- WORK TO BE COMPLETED -
Separate out the lines that hold "this".

Lines of data:
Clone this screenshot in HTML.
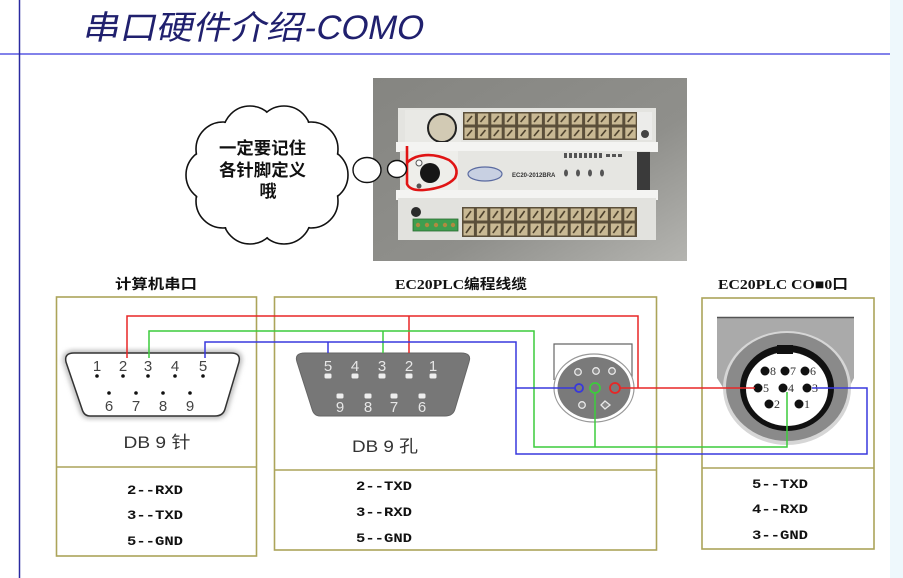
<!DOCTYPE html>
<html>
<head>
<meta charset="utf-8">
<style>
html,body{margin:0;padding:0;background:#fff;}
body{width:903px;height:578px;overflow:hidden;position:relative;}
svg{position:absolute;left:0;top:0;}
.cj{font-family:"Liberation Sans","Noto Sans CJK SC",sans-serif;}
.mono{font-family:"Liberation Mono","Noto Sans CJK SC",monospace;font-weight:bold;font-size:13px;fill:#111;}
</style>
</head>
<body>
<svg width="903" height="578" viewBox="0 0 903 578" xmlns="http://www.w3.org/2000/svg">
<defs>
  <linearGradient id="bg" x1="0" y1="0" x2="1" y2="1">
    <stop offset="0" stop-color="#858581"/>
    <stop offset="0.6" stop-color="#8f8f8b"/>
    <stop offset="1" stop-color="#b4b4b0"/>
  </linearGradient>
  <pattern id="term" x="463" y="112" width="13.4" height="14" patternUnits="userSpaceOnUse">
    <rect x="0" y="0" width="13.4" height="14" fill="#5b4f3a"/>
    <rect x="1.5" y="1.5" width="10.4" height="11" fill="#c9b994"/>
    <path d="M4,10 L9,4" stroke="#4a3e2a" stroke-width="1.6"/>
  </pattern>
  <pattern id="term2" x="462" y="207" width="13.4" height="15" patternUnits="userSpaceOnUse">
    <rect x="0" y="0" width="13.4" height="15" fill="#5b4f3a"/>
    <rect x="1.5" y="1.5" width="10.4" height="12" fill="#c9b994"/>
    <path d="M4,11 L9,4" stroke="#4a3e2a" stroke-width="1.6"/>
  </pattern>
  <filter id="blur" x="-10%" y="-10%" width="120%" height="120%">
    <feGaussianBlur stdDeviation="2.5"/>
  </filter>
</defs>

<!-- page frame -->
<rect x="890" y="0" width="13" height="578" fill="#eef8fc"/>
<line x1="0" y1="54" x2="890" y2="54" stroke="#8282ea" stroke-width="2"/>
<line x1="19.5" y1="0" x2="19.5" y2="578" stroke="#2a2aa0" stroke-width="1.5"/>

<!-- title -->
<g transform="translate(82,39) skewX(-12)">
  <text x="0" y="0" class="cj" font-size="33" fill="#20206e" textLength="221" lengthAdjust="spacingAndGlyphs">串口硬件介绍</text>
  <text x="221" y="0" font-family="Liberation Sans, sans-serif" font-size="34" fill="#20206e" textLength="119" lengthAdjust="spacingAndGlyphs">-COMO</text>
</g>

<!-- photo -->
<rect x="373" y="78" width="314" height="183" fill="url(#bg)"/>
<!-- PLC body -->
<rect x="398" y="108" width="258" height="36" fill="#e4e4e0"/>
<rect x="463" y="112" width="174" height="28" fill="url(#term)"/>
<rect x="405" y="110" width="56" height="34" fill="#e9e9e5"/>
<circle cx="442" cy="128" r="14" fill="#d2cab4" stroke="#222" stroke-width="2"/>
<rect x="637" y="112" width="15" height="28" fill="#ececea"/>
<circle cx="645" cy="134" r="4" fill="#444"/>
<rect x="396" y="142" width="262" height="10" fill="#f4f4f2"/>
<rect x="400" y="151" width="250" height="41" fill="#e6e6e2"/>
<rect x="405" y="151" width="53" height="41" fill="#eeeeea"/>
<rect x="637" y="152" width="13" height="38" fill="#3a3a3a"/>
<circle cx="430" cy="173" r="10" fill="#161616"/>
<circle cx="419" cy="163" r="3" fill="#fafafa" stroke="#555" stroke-width="1"/>
<circle cx="419" cy="186" r="2.5" fill="#555"/>
<ellipse cx="485" cy="174" rx="17" ry="7" fill="#c8d0e2" stroke="#5a6aa0" stroke-width="1.2"/>
<text x="512" y="177" font-family="Liberation Sans, sans-serif" font-size="6" font-weight="bold" fill="#333">EC20-2012BRA</text>
<g fill="#555">
  <rect x="564" y="153" width="3" height="5"/><rect x="569" y="153" width="3" height="5"/>
  <rect x="574" y="153" width="3" height="5"/><rect x="579" y="153" width="3" height="5"/>
  <rect x="584" y="153" width="3" height="5"/><rect x="589" y="153" width="3" height="5"/>
  <rect x="594" y="153" width="3" height="5"/><rect x="599" y="153" width="3" height="5"/>
  <rect x="606" y="154" width="4" height="3"/><rect x="612" y="154" width="4" height="3"/>
  <rect x="618" y="154" width="4" height="3"/>
  <ellipse cx="566" cy="173" rx="2" ry="3.5"/><ellipse cx="578" cy="173" rx="2" ry="3.5"/>
  <ellipse cx="590" cy="173" rx="2" ry="3.5"/><ellipse cx="602" cy="173" rx="2" ry="3.5"/>
</g>
<rect x="396" y="190" width="262" height="10" fill="#f4f4f2"/>
<rect x="398" y="198" width="258" height="42" fill="#e2e2de"/>
<rect x="462" y="207" width="175" height="30" fill="url(#term2)"/>
<circle cx="416" cy="212" r="5" fill="#2a2a2a"/>
<rect x="413" y="219" width="45" height="12" fill="#3f9e4f" stroke="#2a6a30" stroke-width="0.8"/>
<g fill="#b08a40"><circle cx="418" cy="225" r="2.2"/><circle cx="427" cy="225" r="2.2"/><circle cx="436" cy="225" r="2.2"/><circle cx="445" cy="225" r="2.2"/><circle cx="453" cy="225" r="2.2"/></g>
<path d="M407,146 L407,184 Q410,191 424,190 Q446,188 455,178 Q460,168 449,160 Q432,152 416,157 Q409,160 407,163" fill="none" stroke="#e01414" stroke-width="2.6"/>

<!-- cloud -->
<g stroke="#111" stroke-width="1.6" fill="#fff">
  <circle cx="321" cy="175" r="27"/>
  <circle cx="311" cy="201" r="27"/>
  <circle cx="284" cy="217" r="27"/>
  <circle cx="250" cy="217" r="27"/>
  <circle cx="223" cy="201" r="27"/>
  <circle cx="213" cy="175" r="27"/>
  <circle cx="223" cy="149" r="27"/>
  <circle cx="250" cy="133" r="27"/>
  <circle cx="284" cy="133" r="27"/>
  <circle cx="311" cy="149" r="27"/>
</g>
<g fill="#fff">
  <circle cx="321" cy="175" r="26"/>
  <circle cx="311" cy="201" r="26"/>
  <circle cx="284" cy="217" r="26"/>
  <circle cx="250" cy="217" r="26"/>
  <circle cx="223" cy="201" r="26"/>
  <circle cx="213" cy="175" r="26"/>
  <circle cx="223" cy="149" r="26"/>
  <circle cx="250" cy="133" r="26"/>
  <circle cx="284" cy="133" r="26"/>
  <circle cx="311" cy="149" r="26"/>
  <ellipse cx="267" cy="175" rx="62" ry="52"/>
</g>
<g class="cj" font-size="17" font-weight="bold" fill="#111">
  <text x="219" y="154" textLength="87" lengthAdjust="spacingAndGlyphs">一定要记住</text>
  <text x="219" y="176" textLength="87" lengthAdjust="spacingAndGlyphs">各针脚定义</text>
  <text x="268" y="197" text-anchor="middle">哦</text>
</g>
<ellipse cx="367" cy="170" rx="14" ry="12.5" fill="#fff" stroke="#111" stroke-width="1.4"/>
<ellipse cx="397" cy="169" rx="9.5" ry="8.5" fill="#fff" stroke="#111" stroke-width="1.4"/>

<!-- section titles -->
<g class="cj" font-weight="bold" font-size="14" fill="#111">
  <text x="115" y="289" textLength="82" lengthAdjust="spacingAndGlyphs">计算机串口</text>
  <text x="395" y="289" textLength="132" lengthAdjust="spacingAndGlyphs" font-family="Liberation Serif, Noto Sans CJK SC, serif">EC20PLC编程线缆</text>
  <text x="718" y="289" textLength="130" lengthAdjust="spacingAndGlyphs" font-family="Liberation Serif, Noto Sans CJK SC, serif">EC20PLC CO■0口</text>
</g>

<!-- boxes -->
<g fill="none" stroke="#aca45a" stroke-width="1.6">
  <rect x="56.5" y="297" width="200" height="259"/>
  <line x1="56.5" y1="467" x2="256.5" y2="467"/>
  <rect x="274.5" y="297" width="382" height="253"/>
  <line x1="274.5" y1="470" x2="656.5" y2="470"/>
  <rect x="702" y="298" width="172" height="251"/>
  <line x1="702" y1="468" x2="874" y2="468"/>
</g>

<!-- DB9 male (box1) -->
<path d="M74,353 L231,353 Q241,353 239,362 L225,409 Q223,416 215,416 L90,416 Q84,416 82,409 L66,362 Q64,353 74,353 Z" fill="none" stroke="#bbb" stroke-width="6" filter="url(#blur)"/>
<path d="M74,353 L231,353 Q241,353 239,362 L225,409 Q223,416 215,416 L90,416 Q84,416 82,409 L66,362 Q64,353 74,353 Z" fill="#fff" stroke="#333" stroke-width="1.5"/>
<g font-family="Liberation Sans, sans-serif" font-size="15" fill="#444" text-anchor="middle">
  <text x="97" y="371">1</text><text x="123" y="371">2</text><text x="148" y="371">3</text><text x="175" y="371">4</text><text x="203" y="371">5</text>
  <text x="109" y="411">6</text><text x="136" y="411">7</text><text x="163" y="411">8</text><text x="190" y="411">9</text>
</g>
<g fill="#111">
  <circle cx="97" cy="376" r="1.8"/><circle cx="123" cy="376" r="1.8"/><circle cx="148" cy="376" r="1.8"/><circle cx="175" cy="376" r="1.8"/><circle cx="203" cy="376" r="1.8"/>
  <circle cx="109" cy="393" r="1.8"/><circle cx="136" cy="393" r="1.8"/><circle cx="163" cy="393" r="1.8"/><circle cx="190" cy="393" r="1.8"/>
</g>
<text x="157" y="448" class="cj" font-size="17" fill="#333" text-anchor="middle" textLength="67" lengthAdjust="spacingAndGlyphs">DB 9 针</text>

<!-- DB9 female (box2) -->
<path d="M305,353 L461,353 Q472,353 469,362 L455,409 Q453,416 445,416 L320,416 Q314,416 312,409 L297,362 Q294,353 305,353 Z" fill="#777" stroke="#666" stroke-width="1"/>
<g font-family="Liberation Sans, sans-serif" font-size="15" fill="#e6e6e6" text-anchor="middle">
  <text x="328" y="371">5</text><text x="355" y="371">4</text><text x="382" y="371">3</text><text x="409" y="371">2</text><text x="433" y="371">1</text>
  <text x="340" y="412">9</text><text x="368" y="412">8</text><text x="394" y="412">7</text><text x="422" y="412">6</text>
</g>
<g fill="#eee">
  <rect x="324.5" y="373.5" width="7" height="5" rx="1.5"/><rect x="351.5" y="373.5" width="7" height="5" rx="1.5"/><rect x="378.5" y="373.5" width="7" height="5" rx="1.5"/><rect x="405.5" y="373.5" width="7" height="5" rx="1.5"/><rect x="429.5" y="373.5" width="7" height="5" rx="1.5"/>
  <rect x="336.5" y="393.5" width="7" height="5" rx="1.5"/><rect x="364.5" y="393.5" width="7" height="5" rx="1.5"/><rect x="390.5" y="393.5" width="7" height="5" rx="1.5"/><rect x="418.5" y="393.5" width="7" height="5" rx="1.5"/>
</g>
<text x="385" y="452" class="cj" font-size="17" fill="#333" text-anchor="middle" textLength="66" lengthAdjust="spacingAndGlyphs">DB 9 孔</text>

<!-- mini DIN in box2 -->
<path d="M554,380 V344 H632 V380" fill="none" stroke="#666" stroke-width="1.2"/>
<ellipse cx="594" cy="388" rx="40" ry="34" fill="#fff" stroke="#999" stroke-width="1.2"/>
<ellipse cx="594" cy="388" rx="36.5" ry="31" fill="#7a7a7a"/>
<g fill="#8a8a8a" stroke="#e8e8e8" stroke-width="1.3">
  <circle cx="578" cy="372" r="3.3"/><circle cx="596" cy="371" r="3.3"/><circle cx="612" cy="371" r="3.3"/>
  <circle cx="582" cy="405" r="3.3"/>
  <path d="M601,405 L605,401 L610,405 L605,409 Z"/>
</g>

<!-- box3 connector -->
<path d="M717,317 H854 V378 L840,405 L734,405 L717,378 Z" fill="#aaaaaa"/>
<line x1="717" y1="317.5" x2="854" y2="317.5" stroke="#555" stroke-width="1.5"/>
<ellipse cx="787" cy="388" rx="64" ry="57" fill="#d6d6d6"/>
<ellipse cx="787" cy="387" rx="61" ry="54" fill="#8a8a8a"/>
<ellipse cx="787" cy="388" rx="47" ry="43" fill="#111"/>
<ellipse cx="787" cy="389" rx="41" ry="37" fill="#fff"/>
<rect x="777" y="345" width="16" height="9" fill="#111"/>
<g fill="#111">
  <circle cx="765" cy="371" r="4.5"/><circle cx="785" cy="371" r="4.5"/><circle cx="805" cy="371" r="4.5"/>
  <circle cx="758" cy="388" r="4.5"/><circle cx="783" cy="388" r="4.5"/><circle cx="807" cy="388" r="4.5"/>
  <circle cx="769" cy="404" r="4.5"/><circle cx="799" cy="404" r="4.5"/>
</g>
<g font-family="Liberation Serif, serif" font-size="12" fill="#333">
  <text x="770" y="375">8</text><text x="790" y="375">7</text><text x="810" y="375">6</text>
  <text x="763" y="392">5</text><text x="788" y="392">4</text><text x="812" y="392">3</text>
  <text x="774" y="408">2</text><text x="804" y="408">1</text>
</g>

<!-- wires -->
<g fill="none" stroke-width="1.5">
  <path d="M127,358 V316 H638 V388" stroke="#e82626"/>
  <path d="M409,316 V353" stroke="#e82626"/>
  <path d="M620,388 H755" stroke="#e82626"/>
  <circle cx="615" cy="388" r="5" stroke="#e82626" stroke-width="1.8"/>

  <path d="M149,358 V331 H534 V447 H787 V392" stroke="#3ccc3c"/>
  <path d="M383,331 V353" stroke="#3ccc3c"/>
  <path d="M595,393 V447" stroke="#3ccc3c"/>
  <circle cx="595" cy="388" r="5" stroke="#3ccc3c" stroke-width="1.8"/>

  <path d="M205,358 V342 H516 V454 H867 V388 H812" stroke="#3838dd"/>
  <path d="M328,342 V353" stroke="#3838dd"/>
  <path d="M516,388 H575" stroke="#3838dd"/>
  <circle cx="579" cy="388" r="4" stroke="#3838dd" stroke-width="1.8"/>
</g>

<!-- bottom labels -->
<g class="mono">
  <text x="127" y="494" textLength="56" lengthAdjust="spacingAndGlyphs">2--RXD</text>
  <text x="127" y="519" textLength="56" lengthAdjust="spacingAndGlyphs">3--TXD</text>
  <text x="127" y="545" textLength="56" lengthAdjust="spacingAndGlyphs">5--GND</text>

  <text x="356" y="490" textLength="56" lengthAdjust="spacingAndGlyphs">2--TXD</text>
  <text x="356" y="516" textLength="56" lengthAdjust="spacingAndGlyphs">3--RXD</text>
  <text x="356" y="542" textLength="56" lengthAdjust="spacingAndGlyphs">5--GND</text>

  <text x="752" y="488" textLength="56" lengthAdjust="spacingAndGlyphs">5--TXD</text>
  <text x="752" y="513" textLength="56" lengthAdjust="spacingAndGlyphs">4--RXD</text>
  <text x="752" y="539" textLength="56" lengthAdjust="spacingAndGlyphs">3--GND</text>
</g>
</svg>
</body>
</html>
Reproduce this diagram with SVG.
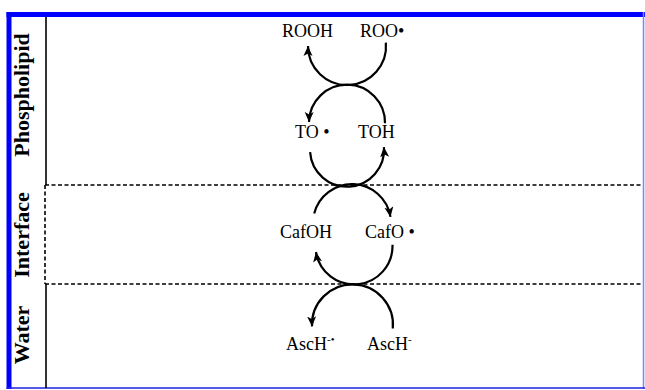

- RESPONSE BELOW -
Clone this screenshot in HTML.
Reproduce this diagram with SVG.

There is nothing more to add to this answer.